6.     Local map is displayed; users selects layers, performs spatial query.

7.     Users can print map extent.

8.     If Users decide to download data, they can select the control that redirects them to the data download page.


Scenario

1.     Users. Considering the possibility of drought in the region, the agricultural extension agent accesses AfSIS to assess the soil conditions to be considered when planning for the next growing season.  The agent selects the region and local area of interest to identify satellite imagery and topographical maps that are available.

2.     System Components.
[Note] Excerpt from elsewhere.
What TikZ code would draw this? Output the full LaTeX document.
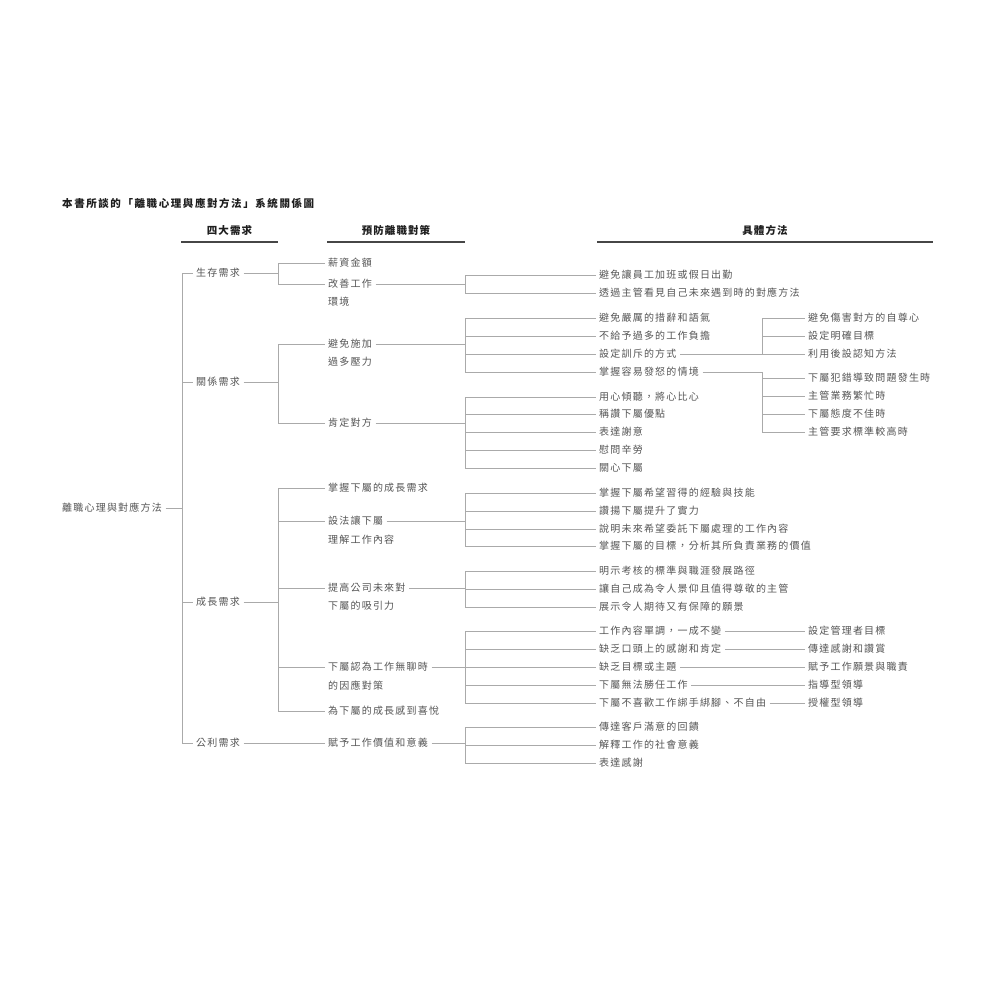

AfSIS displays the types of imagery that are available for the region and local area of interest, based on the selected menu items.

3.     Users. Satellite imagery, topographical maps, soil maps are retrieved, and used to generate a map that is modified to model projected drought patterns. For possible locations of where drought will occur, soil conditions are analyzed to determine the potential effect on crop yields for local farmers.

4.     Users. The agricultural extension agent creates maps with alternative drought scenarios for presentation to the relief agencies. Using AfSIS during the presentation, the maps are further modified to address questions from relief agency staff about the location of roads.

5.     System Components. AfSIS enables editing of the maps to include roads and allows the modified version to be saved and stored on the system.

6.     Users. Three maps are produced on AfSIS during the meeting to represent different locations where relief could be needed.

7.     System Components.  AfSIS displays the three maps simultaneously for comparison and allows each to be modified and stored on the system.